There have been several big renewable energy news stories to come out of Scotland this year. The country commissioned its first grid-tied commercial scale tidal turbine; signed lease agreements for five new offshore wind farms; and dedicated £35 million ($54 million) to support the marine and tidal industry over the next three years. Since setting an ambitious goal to meet 100 percent of the country’s electricity needs with renewable energy by 2020, the Scottish government is keeping a close eye on the numbers. And, if things keep going the way they have been going, 2011 will be a record year for renewable electricity production in Scotland.
New figures recently released by the Scottish Department for Energy and Climate Change show that in the first nine months of 2011 Scotland had already generated 94 percent of the amount of renewable energy produced in 2010, and 83 percent of that produced during the old record year of 2009. The percentage of renewable electricity production had decreased from 27.4 percent in 2009 to 24.1 percent in 2010, but the figures indicate Scotland will bounce back in 2011 and produce enough renewable generation capacity to meet its 2011 interim target of 31 percent.
Part of the increase can be attributed to falling energy consumption. The figures show that energy consumption fell by 7.4 percent compared to 2008, and that Scotland is on track to meet its energy reduction target of 12 percent by 2020.

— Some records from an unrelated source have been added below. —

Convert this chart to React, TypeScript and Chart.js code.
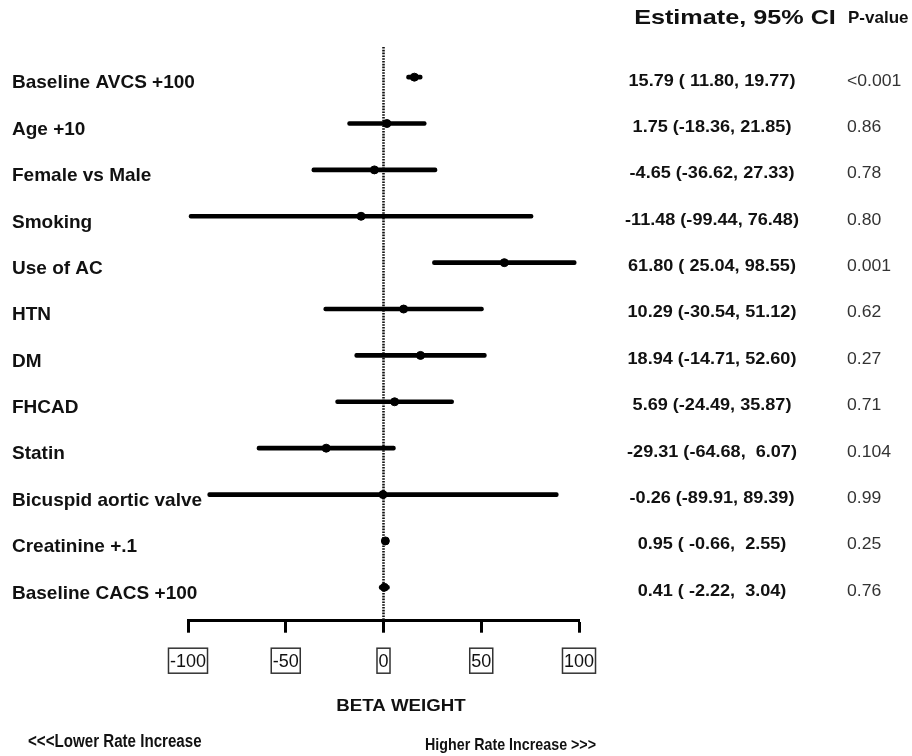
import React, { useEffect, useRef } from "react";
import { Chart, registerables } from "chart.js";

Chart.register(...registerables);

const labels = [
  "Baseline AVCS +100",
  "Age +10",
  "Female vs Male",
  "Smoking",
  "Use of AC",
  "HTN",
  "DM",
  "FHCAD",
  "Statin",
  "Bicuspid aortic valve",
  "Creatinine +.1",
  "Baseline CACS +100",
];
const estimates = [15.79, 1.75, -4.65, -11.48, 61.8, 10.29, 18.94, 5.69, -29.31, -0.26, 0.95, 0.41];
const lower = [11.8, -18.36, -36.62, -99.44, 25.04, -30.54, -14.71, -24.49, -64.68, -89.91, -0.66, -2.22];
const upper = [19.77, 21.85, 27.33, 76.48, 98.55, 51.12, 52.6, 35.87, 6.07, 89.39, 2.55, 3.04];
const estimateText = [
  "15.79 ( 11.80, 19.77)",
  "1.75 (-18.36, 21.85)",
  "-4.65 (-36.62, 27.33)",
  "-11.48 (-99.44, 76.48)",
  "61.80 ( 25.04, 98.55)",
  "10.29 (-30.54, 51.12)",
  "18.94 (-14.71, 52.60)",
  "5.69 (-24.49, 35.87)",
  "-29.31 (-64.68,  6.07)",
  "-0.26 (-89.91, 89.39)",
  "0.95 ( -0.66,  2.55)",
  "0.41 ( -2.22,  3.04)",
];
const pValues = ["<0.001", "0.86", "0.78", "0.80", "0.001", "0.62", "0.27", "0.71", "0.104", "0.99", "0.25", "0.76"];
const xTicks = [-100, -50, 0, 50, 100];
const estimateHeader = "Estimate, 95% CI";
const pHeader = "P-value";
const xTitle = "BETA WEIGHT";
const leftNote = "<<<Lower Rate Increase";
const rightNote = "Higher Rate Increase >>>";

const FAMILY = "'Liberation Sans', Arial, Helvetica, sans-serif";

function drawText(
  ctx: CanvasRenderingContext2D,
  text: string,
  x: number,
  y: number,
  font: string,
  color: string,
  align: CanvasTextAlign,
  sx: number
) {
  ctx.save();
  ctx.font = font;
  ctx.fillStyle = color;
  ctx.textBaseline = "middle";
  ctx.textAlign = align;
  ctx.translate(x, y);
  ctx.scale(sx, 1);
  ctx.fillText(text, 0, 0);
  ctx.restore();
}

const forestPlugin = {
  id: "forestExtras",
  beforeDatasetsDraw(chart: any) {
    const { ctx, chartArea, scales } = chart;
    const x0 = scales.x.getPixelForValue(0);
    ctx.save();
    ctx.strokeStyle = "#111";
    ctx.lineWidth = 2.6;
    ctx.setLineDash([1.6, 1.2]);
    ctx.beginPath();
    ctx.moveTo(x0, chartArea.top);
    ctx.lineTo(x0, chartArea.bottom);
    ctx.stroke();
    ctx.restore();
  },
  afterDraw(chart: any) {
    const { ctx, chartArea, scales } = chart;
    const y = scales.y;
    const x = scales.x;
    // header
    drawText(ctx, estimateHeader, 735, 18, `bold 21px ${FAMILY}`, "#111", "center", 1.2);
    drawText(ctx, pHeader, 848, 18, `bold 17px ${FAMILY}`, "#111", "left", 1.0);
    // row labels and columns
    labels.forEach((t, i) => {
      const py = y.getPixelForValue(i);
      drawText(ctx, t, 12, py + 6, `bold 19px ${FAMILY}`, "#111", "left", 1.0);
      drawText(ctx, estimateText[i], 712, py + 4, `bold 16px ${FAMILY}`, "#111", "center", 1.13);
      drawText(ctx, pValues[i], 847, py + 4, `16px ${FAMILY}`, "#333", "left", 1.1);
    });
    // boxes around tick labels
    ctx.save();
    ctx.font = `18px ${FAMILY}`;
    ctx.strokeStyle = "#333";
    ctx.lineWidth = 1.5;
    const top = chartArea.bottom + 12 + 19;
    xTicks.forEach((v) => {
      const px = x.getPixelForValue(v);
      const w = ctx.measureText(String(v)).width;
      ctx.strokeRect(px - w / 2 - 1.5, top - 3.5, w + 3, 25);
    });
    ctx.restore();
    // titles
    drawText(ctx, xTitle, 401, 706, `bold 17px ${FAMILY}`, "#111", "center", 1.1);
    drawText(ctx, leftNote, 28, 742, `bold 18px ${FAMILY}`, "#111", "left", 0.84);
    drawText(ctx, rightNote, 425, 745, `bold 17px ${FAMILY}`, "#111", "left", 0.84);
  },
};

export default function App() {
  const ref = useRef<HTMLCanvasElement | null>(null);
  useEffect(() => {
    if (!ref.current) return;
    const chart = new Chart(ref.current, {
      type: "bar",
      data: {
        datasets: [
          {
            type: "bar",
            data: labels.map((_, i) => ({ y: i, x: [lower[i], upper[i]] })) as any,
            backgroundColor: "#000",
            barThickness: 4,
            borderSkipped: false,
            borderRadius: 2,
          } as any,
          {
            type: "scatter",
            data: labels.map((_, i) => ({ x: estimates[i], y: i })),
            backgroundColor: "#000",
            borderColor: "#000",
            pointRadius: 4,
            pointHoverRadius: 4,
          } as any,
        ],
      },
      plugins: [forestPlugin],
      options: {
        indexAxis: "y",
        responsive: false,
        animation: false,
        events: [],
        layout: { padding: { left: 12, right: 333, top: 47, bottom: 0 } },
        plugins: { legend: { display: false }, tooltip: { enabled: false } },
        scales: {
          x: {
            type: "linear",
            position: "bottom",
            min: -100,
            max: 100,
            offset: false,
            afterBuildTicks: (s: any) => {
              s.ticks = xTicks.map((v) => ({ value: v }));
            },
            afterFit: (s: any) => {
              s.height = 756 - 620.7;
            },
            ticks: {
              autoSkip: false,
              maxRotation: 0,
              padding: 19,
              color: "#111",
              font: { family: FAMILY, size: 18 },
            },
            grid: {
              display: true,
              offset: false,
              drawOnChartArea: false,
              drawTicks: true,
              tickLength: 12,
              tickWidth: 3,
              tickColor: "#000",
            },
            border: { display: true, width: 3, color: "#000" },
          },
          y: {
            type: "linear",
            position: "left",
            reverse: true,
            offset: false,
            min: -0.65,
            max: 11.72,
            afterBuildTicks: (s: any) => {
              s.ticks = labels.map((_, i) => ({ value: i }));
            },
            afterFit: (s: any) => {
              s.width = 176;
            },
            ticks: { display: false },
            grid: { display: false, drawTicks: false, offset: false },
            border: { display: false },
          },
        },
      } as any,
    });
    return () => chart.destroy();
  }, []);
  return (
    <div style={{ position: "absolute", left: 0, top: 0, width: 912, height: 756, background: "#fff" }}>
      <canvas ref={ref} width={912} height={756} />
    </div>
  );
}
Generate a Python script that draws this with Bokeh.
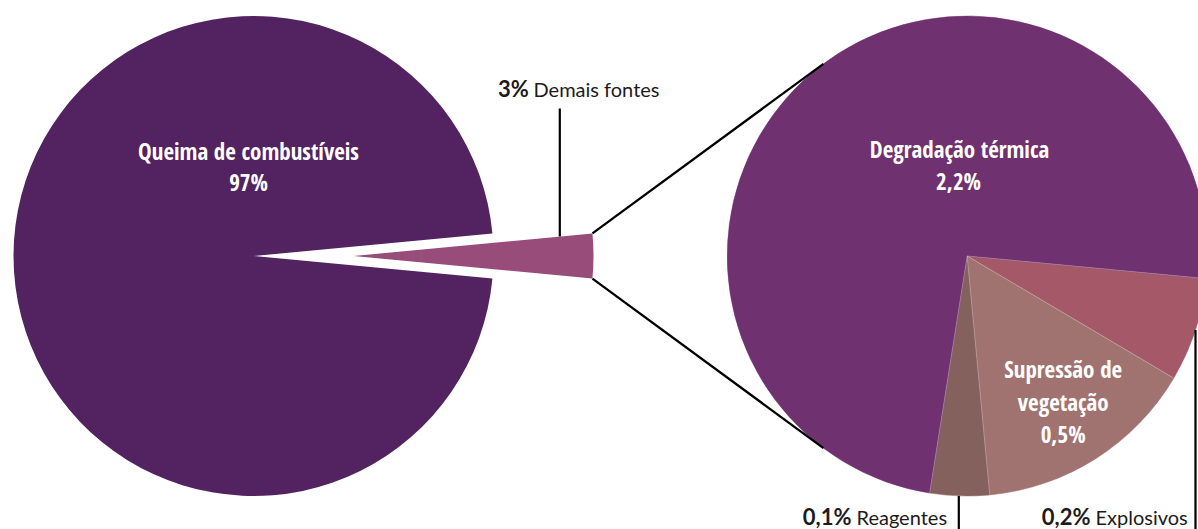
import numpy as np
from bokeh.plotting import figure
from bokeh.models import Range1d, ColumnDataSource
from bokeh.core.properties import value
from bokeh.embed import file_html
from bokeh.resources import INLINE

# ---------------- data ----------------
left_categories = ["Queima de combustíveis", "Demais fontes"]
left_values = [97.0, 3.0]
left_labels = ["97%", "3%"]

right_categories = ["Explosivos", "Supressão de vegetação", "Reagentes", "Degradação térmica"]
right_values = [0.21, 0.45, 0.12, 2.22]
right_labels = ["0,2%", "0,5%", "0,1%", "2,2%"]

# ---------------- styles ----------------
left_colors = ["#522360", "#974c7a"]
right_colors = ["#a55868", "#a17370", "#85615e", "#6f3170"]
BOLD_COND = "Open Sans Condensed"
REG = "Lato"
DARK = "#1d1a1c"

W, H = 1198, 529
BASE_SHIFT = 0.35  # compensation for text baseline placement (em)


def X(ix):
    return ix


def Y(iy):
    return H - iy


p = figure(width=W, height=H, x_range=Range1d(0, W), y_range=Range1d(0, H),
           output_backend="svg", toolbar_location=None,
           x_axis_type=None, y_axis_type=None, min_border=0)
p.outline_line_color = None
p.grid.visible = False
p.background_fill_color = "white"
p.border_fill_color = "white"

R = 240.0
# left pie
lcx, lcy = X(253), Y(255.5)
explode = 100.0
ltot = sum(left_values)
half = left_values[1] / ltot * np.pi
p.wedge(x=[lcx], y=[lcy], radius=R, start_angle=[half], end_angle=[2 * np.pi - half],
        direction="anticlock", fill_color=left_colors[0], line_color=None)
scx = lcx + explode
p.wedge(x=[scx], y=[lcy], radius=R, start_angle=[-half], end_angle=[half],
        direction="anticlock", fill_color=left_colors[1], line_color=None)

# right pie
rcx, rcy = X(966.7), Y(255.5)
rtot = sum(right_values)
off = np.deg2rad(-5.4)
cum = np.concatenate([[0], np.cumsum(right_values)]) / rtot * 2 * np.pi
rsrc = ColumnDataSource(dict(
    start=[off - cum[i + 1] for i in range(len(right_values))],
    end=[off - cum[i] for i in range(len(right_values))],
    color=right_colors, cat=right_categories))
p.wedge(x=rcx, y=rcy, radius=R, start_angle="start", end_angle="end",
        direction="anticlock", fill_color="color", line_color="color",
        line_width=0.5, source=rsrc)
# faint separators
for a in cum[:-1]:
    ang = off - a
    p.line([rcx, rcx + R * np.cos(ang)], [rcy, rcy + R * np.sin(ang)],
           line_color="white", line_alpha=0.35, line_width=0.8)

# connector lines
conn_ang = np.deg2rad(126.8)
for s in (1, -1):
    x0 = scx + R * np.cos(half)
    y0 = lcy + s * R * np.sin(half)
    x1 = rcx + R * np.cos(s * conn_ang)
    y1 = rcy + R * np.sin(s * conn_ang)
    p.line([x0, x1], [y0, y1], line_color="black", line_width=2.3)

# leader lines
lx = X(559.3)
edge_y = lcy + (lx - scx) * np.tan(half)
p.line([lx, lx], [Y(108), edge_y], line_color="black", line_width=2.2)
for ix in (958.3, 1195.0):
    xx = X(ix)
    dy = np.sqrt(R ** 2 - (xx - rcx) ** 2)
    p.line([xx, xx], [rcy - dy, Y(529)], line_color="black", line_width=2.2)


def fy(iy, size):
    return Y(iy) + BASE_SHIFT * size


# white labels inside
def wtext(ix, iy, t, size):
    p.text(x=[X(ix)], y=[fy(iy, size)], text=[t], text_color="white",
           text_font=value(BOLD_COND), text_font_style="bold",
           text_font_size=f"{size}px", text_align="center", text_baseline="alphabetic")


wtext(248, 158.3, left_categories[0], 23)
wtext(248, 190, left_labels[0], 23)
wtext(959, 156.7, right_categories[3], 23)
wtext(958, 188.3, right_labels[3], 23)
wtext(1062.7, 376.7, "Supressão de", 23)
wtext(1062.7, 410, "vegetação", 23)
wtext(1062.7, 441.7, right_labels[1], 23)


# outside labels
def otext(bx_end, rx_start, iy, bold, reg):
    p.text(x=[X(bx_end)], y=[fy(iy, 21)], text=[bold], text_color=DARK,
           text_font=value(REG), text_font_style="bold", text_font_size="22px",
           text_align="right", text_baseline="alphabetic")
    p.text(x=[X(rx_start)], y=[fy(iy, 20)], text=[reg], text_color=DARK,
           text_font=value(REG), text_font_size="20px",
           text_align="left", text_baseline="alphabetic")


otext(528.3, 533, 95, left_labels[1], left_categories[1])
otext(851, 856, 523.5, right_labels[2], right_categories[2])
otext(1090, 1095, 523.5, right_labels[0], right_categories[0])

open("out.html", "w").write(file_html(p, INLINE))
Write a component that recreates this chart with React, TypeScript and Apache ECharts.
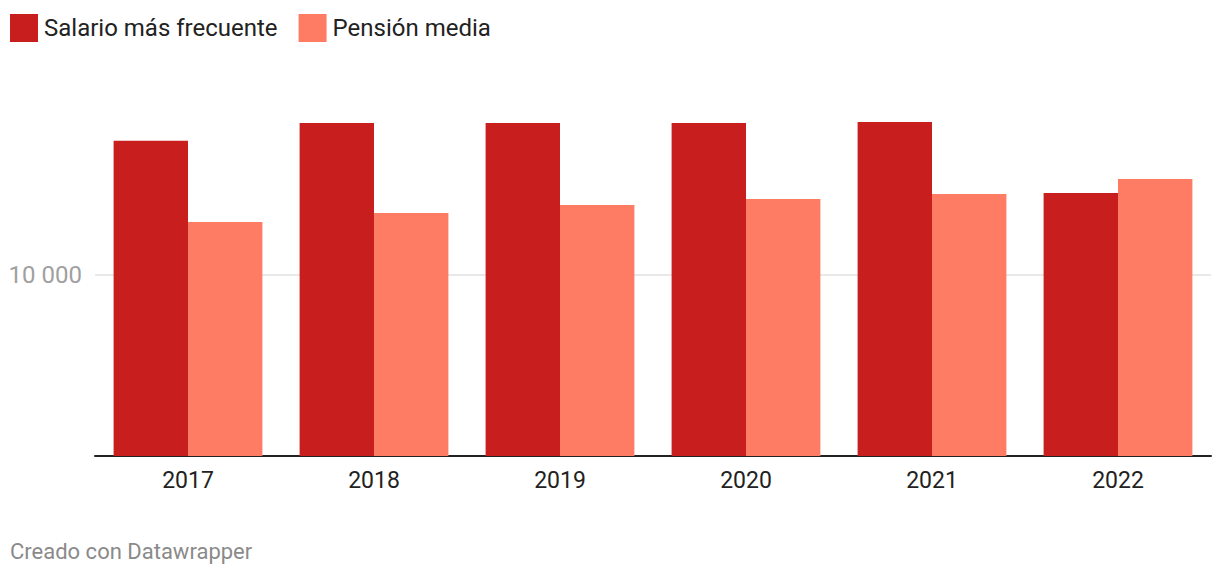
import React, { useEffect, useRef } from "react";
import * as echarts from "echarts";

const years = ["2017", "2018", "2019", "2020", "2021", "2022"];
const salario = [17420, 18400, 18400, 18400, 18450, 14530];
const pension = [12930, 13430, 13870, 14200, 14480, 15300];
const seriesNames = ["Salario más frecuente", "Pensión media"];
const footer = "Creado con Datawrapper";

export default function App() {
  const ref = useRef<HTMLDivElement>(null);
  useEffect(() => {
    const chart = echarts.init(ref.current!, null, { renderer: "svg" });
    chart.setOption({
      animation: false,
      textStyle: { fontFamily: "Roboto" },
      legend: {
        left: 10,
        top: 14,
        padding: 0,
        itemWidth: 28,
        itemHeight: 28,
        itemGap: 21,
        icon: "rect",
        textStyle: { fontSize: 24, color: "#222", fontFamily: "Roboto", padding: [0, 0, 0, 1] },
        data: seriesNames,
      },
      grid: { left: 95, right: 9, top: 94, bottom: 122, containLabel: false },
      xAxis: {
        type: "category",
        data: years,
        axisLine: { lineStyle: { color: "#222", width: 2 } },
        axisTick: { show: false },
        axisLabel: { fontSize: 23, color: "#222", margin: 13, fontFamily: "Roboto" },
      },
      yAxis: {
        type: "value",
        min: 0,
        max: 20000,
        interval: 10000,
        axisLine: { show: false },
        axisTick: { show: false },
        axisLabel: {
          fontSize: 24,
          color: "#a0a0a0",
          margin: 13,
          fontFamily: "Roboto",
          formatter: (v: number) => (v === 10000 ? "10 000" : ""),
        },
        splitLine: {
          lineStyle: { color: ["rgba(0,0,0,0)", "#e2e2e2", "rgba(0,0,0,0)"], width: 1.5 },
        },
      },
      series: [
        {
          name: seriesNames[0],
          type: "bar",
          data: salario,
          itemStyle: { color: "#c81e1e" },
          barGap: "0%",
          barCategoryGap: "20%",
        },
        {
          name: seriesNames[1],
          type: "bar",
          data: pension,
          itemStyle: { color: "#ff7c64" },
          barGap: "0%",
          barCategoryGap: "20%",
        },
      ],
      graphic: [
        {
          type: "text",
          left: 10,
          top: 540,
          style: { text: footer, fontSize: 22, fill: "#8a8a8a", fontFamily: "Roboto" },
        },
      ],
    });
    return () => chart.dispose();
  }, []);
  return <div ref={ref} style={{ width: 1220, height: 578, position: "absolute", left: 0, top: 0 }} />;
}
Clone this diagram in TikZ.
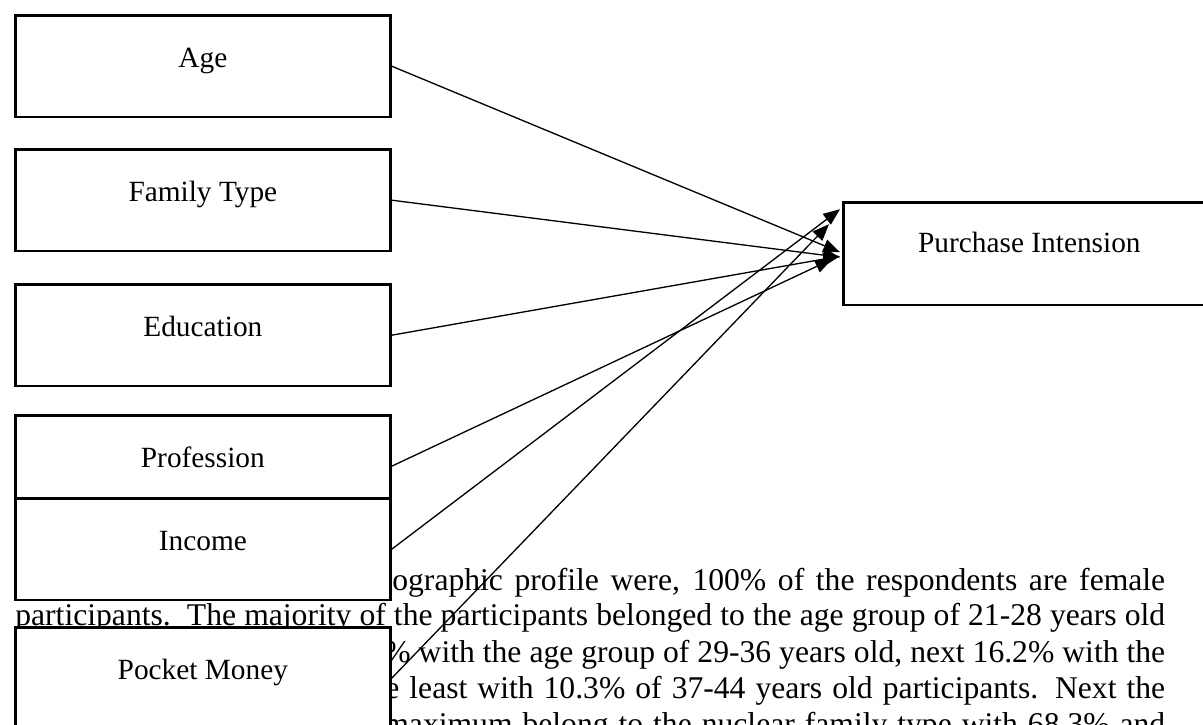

“These figures show that  is on course to be truly the best year yet,” said Energy Minister Fergus Ewing. “This year projects were switched on representing £750 million of investment in renewables, and a staggering £46 billion of investment is in the pipeline. But most importantly, we have taken real steps to ensure that communities all over Scotland will benefit from the renewable energy generated in their area, with a community benefit register [and] loan projects to help them develop renewable energy projects of their own.”